**Request**:
Give an exact transcription of every line, dropping the images.

**Supplied material**:
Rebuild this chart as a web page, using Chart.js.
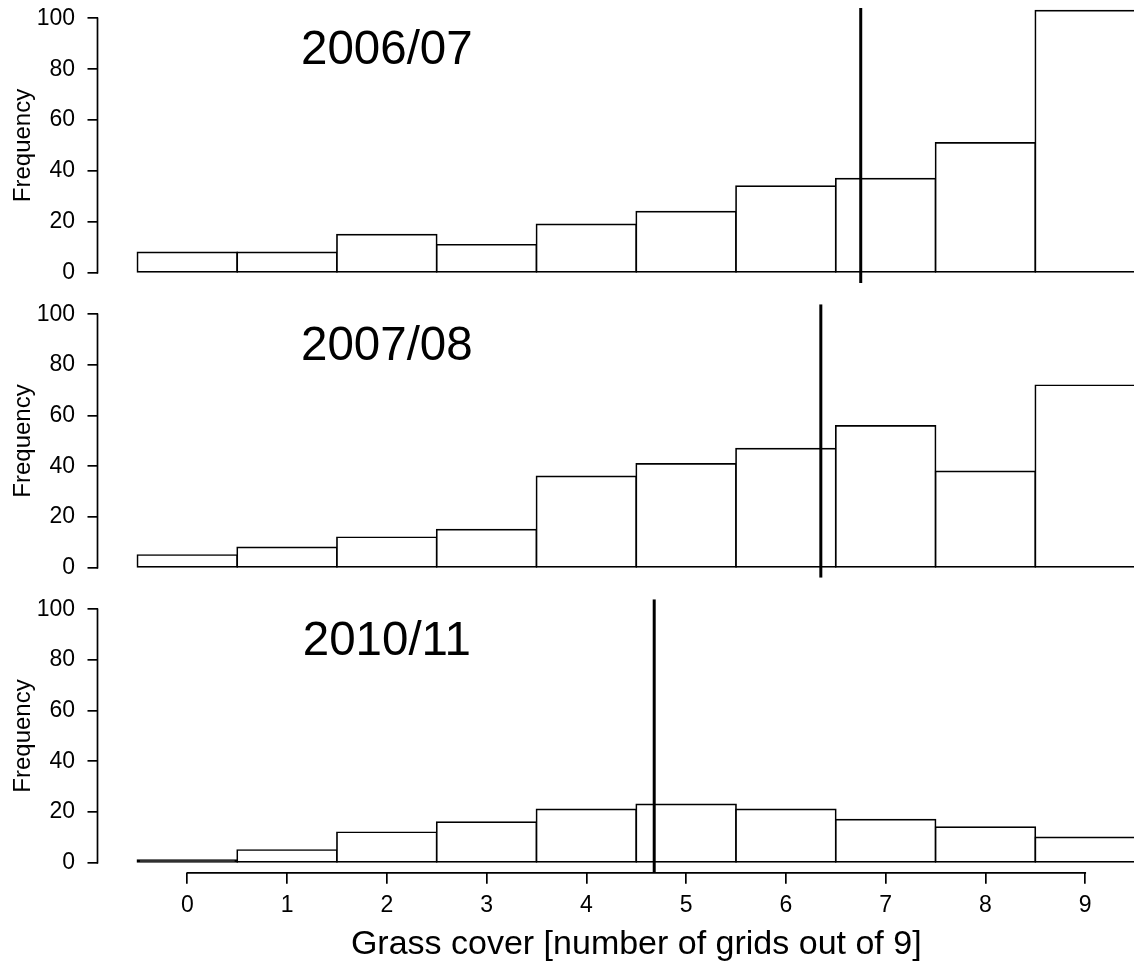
<!DOCTYPE html>
<html>
<head>
<meta charset="utf-8">
<title>Grass cover histograms</title>
<script src="https://cdn.jsdelivr.net/npm/chart.js@4.4.1/dist/chart.umd.min.js"></script>
<style>
  html, body { margin: 0; padding: 0; background: #fff; width: 1134px; height: 968px; overflow: hidden; }
  canvas { position: absolute; left: 0; }
</style>
</head>
<body>
<canvas id="panel0"></canvas>
<canvas id="panel1"></canvas>
<canvas id="panel2"></canvas>
<script>
// grass cover classes (grids out of 9) and counts per season
const grassCover = [0, 1, 2, 3, 4, 5, 6, 7, 8, 9];
const seasons = ['2006/07', '2007/08', '2010/11'];
const freq0607 = [8, 8, 15, 11, 19, 24, 34, 37, 51, 103];
const freq0708 = [5, 8, 12, 15, 36, 41, 47, 56, 38, 72];
const freq1011 = [1, 5, 12, 16, 21, 23, 21, 17, 14, 10];
const refLines = [6.75, 6.35, 4.68];
const yTicks = [0, 20, 40, 60, 80, 100];
const xTicks = [0, 1, 2, 3, 4, 5, 6, 7, 8, 9];

const FONT = '"Liberation Sans", Arial, Helvetica, sans-serif';

// axis ranges padded the way R does it (4% each side)
const X_MIN = -0.9, X_MAX = 9.9;
const Y_MIN = -4, Y_MAX = 104;
const LABEL_X = 2, LABEL_Y = 82;

// plot regions on the page
const boxes = [
  { top: 8.1, bottom: 282.9 },
  { top: 304.2, bottom: 577.8 },
  { top: 599.2, bottom: 872.8 }
];
const PAGE_H = 968;
const PLOT_W = 1175;
const Y_AXIS_W = 97.5;
const MARGIN = 34;   // room above/below each plot so tick labels never push the area

// R-style axis lines (only between first and last tick) and the season label
const rStyle = {
  id: 'rStyle',
  afterDraw(chart, args, opts) {
    const { ctx, chartArea, scales: { x, y } } = chart;
    ctx.save();
    ctx.strokeStyle = '#000';
    ctx.lineWidth = 1.7;
    ctx.lineCap = 'square';
    ctx.beginPath();
    ctx.moveTo(chartArea.left, y.getPixelForValue(yTicks[0]));
    ctx.lineTo(chartArea.left, y.getPixelForValue(yTicks[yTicks.length - 1]));
    if (opts.xAxis) {
      ctx.moveTo(x.getPixelForValue(xTicks[0]), chartArea.bottom);
      ctx.lineTo(x.getPixelForValue(xTicks[xTicks.length - 1]), chartArea.bottom);
    }
    ctx.stroke();

    ctx.fillStyle = '#000';
    ctx.font = '47.5px ' + FONT;
    ctx.textAlign = 'center';
    ctx.textBaseline = 'alphabetic';
    ctx.fillText(opts.label, x.getPixelForValue(LABEL_X), y.getPixelForValue(LABEL_Y));
    ctx.restore();
  }
};

function makePanel(i, freqs, lineAt) {
  const showX = i === boxes.length - 1;
  const box = boxes[i];
  const canvas = document.getElementById('panel' + i);
  const canvasTop = Math.floor(box.top) - MARGIN;
  const canvasH = showX ? PAGE_H - canvasTop : Math.ceil(box.bottom) + MARGIN - canvasTop;
  canvas.width = PLOT_W;
  canvas.height = canvasH;
  canvas.style.top = canvasTop + 'px';

  new Chart(canvas.getContext('2d'), {
    type: 'bar',
    data: {
      datasets: [{
        type: 'line',
        data: [{ x: lineAt, y: Y_MIN }, { x: lineAt, y: Y_MAX }],
        borderColor: '#000',
        borderWidth: 3,
        pointRadius: 0,
        order: 0
      }, {
        type: 'bar',
        data: grassCover.map((c, k) => ({ x: c, y: freqs[k] })),
        // a single-count bar is thinner than its own outline, so it reads as solid
        backgroundColor: c => (c.raw && c.raw.y <= 1 ? '#000' : '#fff'),
        borderColor: '#000',
        borderWidth: 1.7,
        borderSkipped: false,
        inflateAmount: 0.85,
        barPercentage: 1,
        categoryPercentage: 1,
        order: 1
      }]
    },
    options: {
      responsive: false,
      animation: false,
      devicePixelRatio: 1,
      layout: {
        padding: {
          top: box.top - canvasTop,
          bottom: showX ? 0 : canvasH - (box.bottom - canvasTop),
          left: 0,
          right: 0
        }
      },
      plugins: {
        legend: { display: false },
        tooltip: { enabled: false },
        rStyle: { label: seasons[i], xAxis: showX }
      },
      scales: {
        x: {
          type: 'linear',
          min: X_MIN,
          max: X_MAX,
          offset: false,
          display: showX,
          afterBuildTicks: s => { s.ticks = xTicks.map(v => ({ value: v })); },
          afterFit: s => { if (showX) s.height = PAGE_H - box.bottom; },
          grid: { offset: false, drawOnChartArea: false, drawTicks: true, tickLength: 11, color: '#000', lineWidth: 1.7 },
          border: { display: false },
          ticks: {
            color: '#000',
            font: { family: FONT, size: 23 },
            padding: 8,
            maxRotation: 0,
            autoSkip: false,
            callback: v => String(v)
          },
          title: {
            display: true,
            text: 'Grass cover [number of grids out of 9]',
            color: '#000',
            font: { family: FONT, size: 34 },
            padding: { top: 0, bottom: 2.6 }
          }
        },
        y: {
          min: Y_MIN,
          max: Y_MAX,
          afterBuildTicks: s => { s.ticks = yTicks.map(v => ({ value: v })); },
          afterFit: s => { s.width = Y_AXIS_W; },
          grid: { drawOnChartArea: false, drawTicks: true, tickLength: 10, color: '#000', lineWidth: 1.7 },
          border: { display: false },
          ticks: {
            color: '#000',
            font: { family: FONT, size: 23 },
            padding: 12.5,
            callback: v => String(v)
          },
          title: {
            display: true,
            text: 'Frequency',
            color: '#000',
            font: { family: FONT, size: 24 },
            padding: { top: 9, bottom: 0 }
          }
        }
      }
    },
    plugins: [rStyle]
  });
}

makePanel(0, freq0607, refLines[0]);
makePanel(1, freq0708, refLines[1]);
makePanel(2, freq1011, refLines[2]);
</script>
</body>
</html>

**Result for this task**:
Rebuild this chart as a web page, using Chart.js.
<!DOCTYPE html>
<html>
<head>
<meta charset="utf-8">
<title>Grass cover histograms</title>
<script src="https://cdn.jsdelivr.net/npm/chart.js@4.4.1/dist/chart.umd.min.js"></script>
<style>
  html, body { margin: 0; padding: 0; background: #fff; width: 1134px; height: 968px; overflow: hidden; }
  canvas { position: absolute; left: 0; }
</style>
</head>
<body>
<canvas id="panel0"></canvas>
<canvas id="panel1"></canvas>
<canvas id="panel2"></canvas>
<script>
// grass cover classes (grids out of 9) and counts per season
const grassCover = [0, 1, 2, 3, 4, 5, 6, 7, 8, 9];
const seasons = ['2006/07', '2007/08', '2010/11'];
const freq0607 = [8, 8, 15, 11, 19, 24, 34, 37, 51, 103];
const freq0708 = [5, 8, 12, 15, 36, 41, 47, 56, 38, 72];
const freq1011 = [1, 5, 12, 16, 21, 23, 21, 17, 14, 10];
const refLines = [6.75, 6.35, 4.68];
const yTicks = [0, 20, 40, 60, 80, 100];
const xTicks = [0, 1, 2, 3, 4, 5, 6, 7, 8, 9];

const FONT = '"Liberation Sans", Arial, Helvetica, sans-serif';

// axis ranges padded the way R does it (4% each side)
const X_MIN = -0.9, X_MAX = 9.9;
const Y_MIN = -4, Y_MAX = 104;
const LABEL_X = 2, LABEL_Y = 82;

// plot regions on the page
const boxes = [
  { top: 8.1, bottom: 282.9 },
  { top: 304.2, bottom: 577.8 },
  { top: 599.2, bottom: 872.8 }
];
const PAGE_H = 968;
const PLOT_W = 1175;
const Y_AXIS_W = 97.5;
const MARGIN = 34;   // room above/below each plot so tick labels never push the area

// R-style axis lines (only between first and last tick) and the season label
const rStyle = {
  id: 'rStyle',
  afterDraw(chart, args, opts) {
    const { ctx, chartArea, scales: { x, y } } = chart;
    ctx.save();
    ctx.strokeStyle = '#000';
    ctx.lineWidth = 1.7;
    ctx.lineCap = 'square';
    ctx.beginPath();
    ctx.moveTo(chartArea.left, y.getPixelForValue(yTicks[0]));
    ctx.lineTo(chartArea.left, y.getPixelForValue(yTicks[yTicks.length - 1]));
    if (opts.xAxis) {
      ctx.moveTo(x.getPixelForValue(xTicks[0]), chartArea.bottom);
      ctx.lineTo(x.getPixelForValue(xTicks[xTicks.length - 1]), chartArea.bottom);
    }
    ctx.stroke();

    ctx.fillStyle = '#000';
    ctx.font = '47.5px ' + FONT;
    ctx.textAlign = 'center';
    ctx.textBaseline = 'alphabetic';
    ctx.fillText(opts.label, x.getPixelForValue(LABEL_X), y.getPixelForValue(LABEL_Y));
    ctx.restore();
  }
};

function makePanel(i, freqs, lineAt) {
  const showX = i === boxes.length - 1;
  const box = boxes[i];
  const canvas = document.getElementById('panel' + i);
  const canvasTop = Math.floor(box.top) - MARGIN;
  const canvasH = showX ? PAGE_H - canvasTop : Math.ceil(box.bottom) + MARGIN - canvasTop;
  canvas.width = PLOT_W;
  canvas.height = canvasH;
  canvas.style.top = canvasTop + 'px';

  new Chart(canvas.getContext('2d'), {
    type: 'bar',
    data: {
      datasets: [{
        type: 'line',
        data: [{ x: lineAt, y: Y_MIN }, { x: lineAt, y: Y_MAX }],
        borderColor: '#000',
        borderWidth: 3,
        pointRadius: 0,
        order: 0
      }, {
        type: 'bar',
        data: grassCover.map((c, k) => ({ x: c, y: freqs[k] })),
        // a single-count bar is thinner than its own outline, so it reads as solid
        backgroundColor: c => (c.raw && c.raw.y <= 1 ? '#000' : '#fff'),
        borderColor: '#000',
        borderWidth: 1.7,
        borderSkipped: false,
        inflateAmount: 0.85,
        barPercentage: 1,
        categoryPercentage: 1,
        order: 1
      }]
    },
    options: {
      responsive: false,
      animation: false,
      devicePixelRatio: 1,
      layout: {
        padding: {
          top: box.top - canvasTop,
          bottom: showX ? 0 : canvasH - (box.bottom - canvasTop),
          left: 0,
          right: 0
        }
      },
      plugins: {
        legend: { display: false },
        tooltip: { enabled: false },
        rStyle: { label: seasons[i], xAxis: showX }
      },
      scales: {
        x: {
          type: 'linear',
          min: X_MIN,
          max: X_MAX,
          offset: false,
          display: showX,
          afterBuildTicks: s => { s.ticks = xTicks.map(v => ({ value: v })); },
          afterFit: s => { if (showX) s.height = PAGE_H - box.bottom; },
          grid: { offset: false, drawOnChartArea: false, drawTicks: true, tickLength: 11, color: '#000', lineWidth: 1.7 },
          border: { display: false },
          ticks: {
            color: '#000',
            font: { family: FONT, size: 23 },
            padding: 8,
            maxRotation: 0,
            autoSkip: false,
            callback: v => String(v)
          },
          title: {
            display: true,
            text: 'Grass cover [number of grids out of 9]',
            color: '#000',
            font: { family: FONT, size: 34 },
            padding: { top: 0, bottom: 2.6 }
          }
        },
        y: {
          min: Y_MIN,
          max: Y_MAX,
          afterBuildTicks: s => { s.ticks = yTicks.map(v => ({ value: v })); },
          afterFit: s => { s.width = Y_AXIS_W; },
          grid: { drawOnChartArea: false, drawTicks: true, tickLength: 10, color: '#000', lineWidth: 1.7 },
          border: { display: false },
          ticks: {
            color: '#000',
            font: { family: FONT, size: 23 },
            padding: 12.5,
            callback: v => String(v)
          },
          title: {
            display: true,
            text: 'Frequency',
            color: '#000',
            font: { family: FONT, size: 24 },
            padding: { top: 9, bottom: 0 }
          }
        }
      }
    },
    plugins: [rStyle]
  });
}

makePanel(0, freq0607, refLines[0]);
makePanel(1, freq0708, refLines[1]);
makePanel(2, freq1011, refLines[2]);
</script>
</body>
</html>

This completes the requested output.